Figure scripts:
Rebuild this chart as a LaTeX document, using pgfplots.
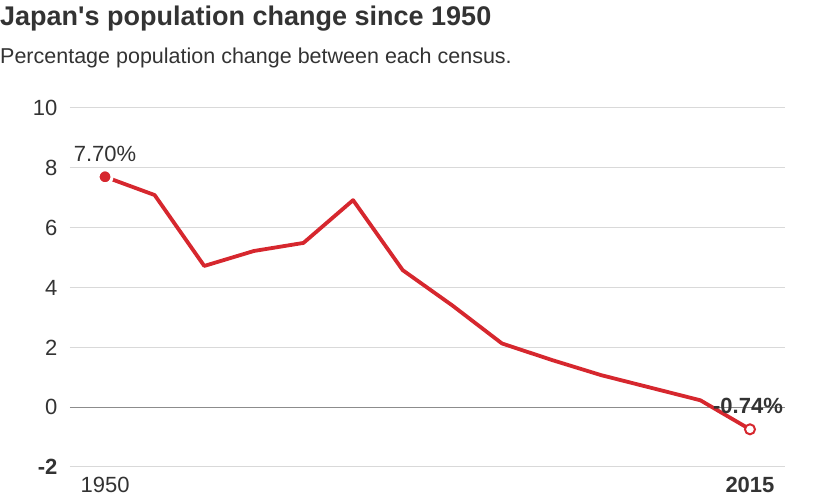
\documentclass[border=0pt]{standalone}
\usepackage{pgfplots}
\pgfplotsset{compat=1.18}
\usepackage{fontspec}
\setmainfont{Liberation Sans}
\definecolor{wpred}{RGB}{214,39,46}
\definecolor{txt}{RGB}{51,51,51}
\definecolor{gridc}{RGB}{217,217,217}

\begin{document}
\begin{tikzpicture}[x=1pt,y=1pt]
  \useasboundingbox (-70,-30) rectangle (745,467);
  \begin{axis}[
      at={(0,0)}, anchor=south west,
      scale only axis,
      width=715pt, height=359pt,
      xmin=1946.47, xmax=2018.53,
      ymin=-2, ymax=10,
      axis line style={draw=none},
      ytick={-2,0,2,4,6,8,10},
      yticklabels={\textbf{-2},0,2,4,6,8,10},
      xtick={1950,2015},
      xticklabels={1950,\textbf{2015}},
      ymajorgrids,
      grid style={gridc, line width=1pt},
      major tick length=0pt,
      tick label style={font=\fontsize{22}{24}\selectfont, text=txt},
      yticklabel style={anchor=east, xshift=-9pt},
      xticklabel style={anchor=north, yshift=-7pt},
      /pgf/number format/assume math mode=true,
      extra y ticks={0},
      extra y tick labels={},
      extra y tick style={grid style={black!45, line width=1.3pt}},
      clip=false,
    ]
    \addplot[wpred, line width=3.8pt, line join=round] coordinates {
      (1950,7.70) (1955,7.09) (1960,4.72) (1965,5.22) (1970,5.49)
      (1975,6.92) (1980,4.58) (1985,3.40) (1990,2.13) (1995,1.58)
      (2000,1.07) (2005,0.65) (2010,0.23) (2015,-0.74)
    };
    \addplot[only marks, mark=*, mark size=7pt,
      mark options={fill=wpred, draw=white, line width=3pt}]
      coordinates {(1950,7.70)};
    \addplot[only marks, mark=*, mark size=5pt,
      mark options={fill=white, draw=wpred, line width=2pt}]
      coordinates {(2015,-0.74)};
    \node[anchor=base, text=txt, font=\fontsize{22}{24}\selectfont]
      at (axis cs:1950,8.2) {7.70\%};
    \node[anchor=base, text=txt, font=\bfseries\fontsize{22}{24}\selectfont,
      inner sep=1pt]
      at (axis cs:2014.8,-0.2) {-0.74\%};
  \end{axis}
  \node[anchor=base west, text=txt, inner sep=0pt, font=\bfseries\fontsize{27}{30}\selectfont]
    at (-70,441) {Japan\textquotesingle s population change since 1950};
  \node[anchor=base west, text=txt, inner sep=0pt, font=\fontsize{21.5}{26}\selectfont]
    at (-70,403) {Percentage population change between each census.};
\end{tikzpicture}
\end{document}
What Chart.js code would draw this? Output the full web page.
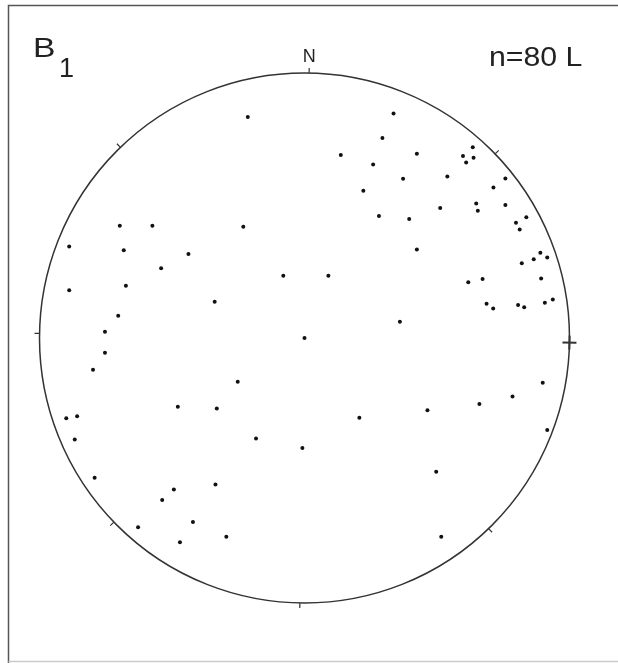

■ Requirement ■
Quote the data above in full and without alteration; skip the pictures.

■ Output for this task ■
Rebuild this chart as a LaTeX document, using pgfplots.
\documentclass[border=0pt]{standalone}
\usepackage{pgfplots}
\pgfplotsset{compat=1.18}
\usepackage{fontspec}
\setmainfont{Liberation Sans}
\definecolor{wpred}{RGB}{214,39,46}
\definecolor{txt}{RGB}{51,51,51}
\definecolor{gridc}{RGB}{217,217,217}

\begin{document}
\begin{tikzpicture}[x=1pt,y=1pt]
  \useasboundingbox (-70,-30) rectangle (745,467);
  \begin{axis}[
      at={(0,0)}, anchor=south west,
      scale only axis,
      width=715pt, height=359pt,
      xmin=1946.47, xmax=2018.53,
      ymin=-2, ymax=10,
      axis line style={draw=none},
      ytick={-2,0,2,4,6,8,10},
      yticklabels={\textbf{-2},0,2,4,6,8,10},
      xtick={1950,2015},
      xticklabels={1950,\textbf{2015}},
      ymajorgrids,
      grid style={gridc, line width=1pt},
      major tick length=0pt,
      tick label style={font=\fontsize{22}{24}\selectfont, text=txt},
      yticklabel style={anchor=east, xshift=-9pt},
      xticklabel style={anchor=north, yshift=-7pt},
      /pgf/number format/assume math mode=true,
      extra y ticks={0},
      extra y tick labels={},
      extra y tick style={grid style={black!45, line width=1.3pt}},
      clip=false,
    ]
    \addplot[wpred, line width=3.8pt, line join=round] coordinates {
      (1950,7.70) (1955,7.09) (1960,4.72) (1965,5.22) (1970,5.49)
      (1975,6.92) (1980,4.58) (1985,3.40) (1990,2.13) (1995,1.58)
      (2000,1.07) (2005,0.65) (2010,0.23) (2015,-0.74)
    };
    \addplot[only marks, mark=*, mark size=7pt,
      mark options={fill=wpred, draw=white, line width=3pt}]
      coordinates {(1950,7.70)};
    \addplot[only marks, mark=*, mark size=5pt,
      mark options={fill=white, draw=wpred, line width=2pt}]
      coordinates {(2015,-0.74)};
    \node[anchor=base, text=txt, font=\fontsize{22}{24}\selectfont]
      at (axis cs:1950,8.2) {7.70\%};
    \node[anchor=base, text=txt, font=\bfseries\fontsize{22}{24}\selectfont,
      inner sep=1pt]
      at (axis cs:2014.8,-0.2) {-0.74\%};
  \end{axis}
  \node[anchor=base west, text=txt, inner sep=0pt, font=\bfseries\fontsize{27}{30}\selectfont]
    at (-70,441) {Japan\textquotesingle s population change since 1950};
  \node[anchor=base west, text=txt, inner sep=0pt, font=\fontsize{21.5}{26}\selectfont]
    at (-70,403) {Percentage population change between each census.};
\end{tikzpicture}
\end{document}
What Chart.js code would draw this? Output the full web page.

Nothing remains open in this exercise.